Toby was given a brief over view of the Sawyer robot, which included a few basic tasks commanded directly through the robot’s interface and more complex ones by logging into Sawyer’s system and writing the code through a computer. Within minutes, Toby had the robot fully operational and over the course of the week, tried out several of the EOAT options available, including many tools developed at our own workshop. Speaking of the Sawyer collaborative robots, Toby said: “I’m surprised how easy to use it is, the program is much simpler than others I’ve used at school.”
There are many Sawyer robots being used in universities and schools to help students learning about engineering and programming, which Toby thought was a great use for them.  “They’re so much fun to use,” he said, “We should get one at school to help us learn programming and coding.”

We offer training sessions on the Sawyer robot, even if you’re not on work experience, contact the team to find out more.

Another of our educational tools is the AR10, which is mostly used for research at universities.
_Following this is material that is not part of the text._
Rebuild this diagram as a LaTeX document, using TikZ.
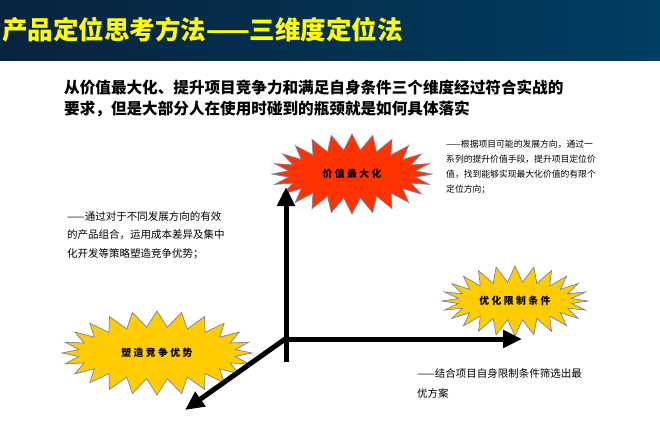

The AR10 is a fully functional humanoid hand and gives researchers the opportunity to learn more about how the hand moves. Toby spent some time looking at the design of the model before learning how to program the hand to make it move.


The AR10 programming software works in a similar way to ones that Toby had worked with at school, so he had no trouble setting up the hand and programming the fingers to move independently. Toby then got to incorporate what he had learned so far with Sawyer and the AR10 by attaching the hand and programming them both to work together.  The AR10 gives the Sawyer robot more dexterity allowing for more precision when undertaking certain tasks, which is especially useful in an education setting.

Come the end of the week, Toby created his own step by step lesson plan with the EV3, with the hope of taking it back to school to show his classmates at the start of the next term, as well as committing to the idea of pursuing a career in robotics.  Initially, he thought that programming and engineering bots would be a difficult concept, but he found programming much easier than he’d originally thought and enjoyed the atmosphere of the workshop, thanks to the accessibility of the cobots and the Lego Education sets.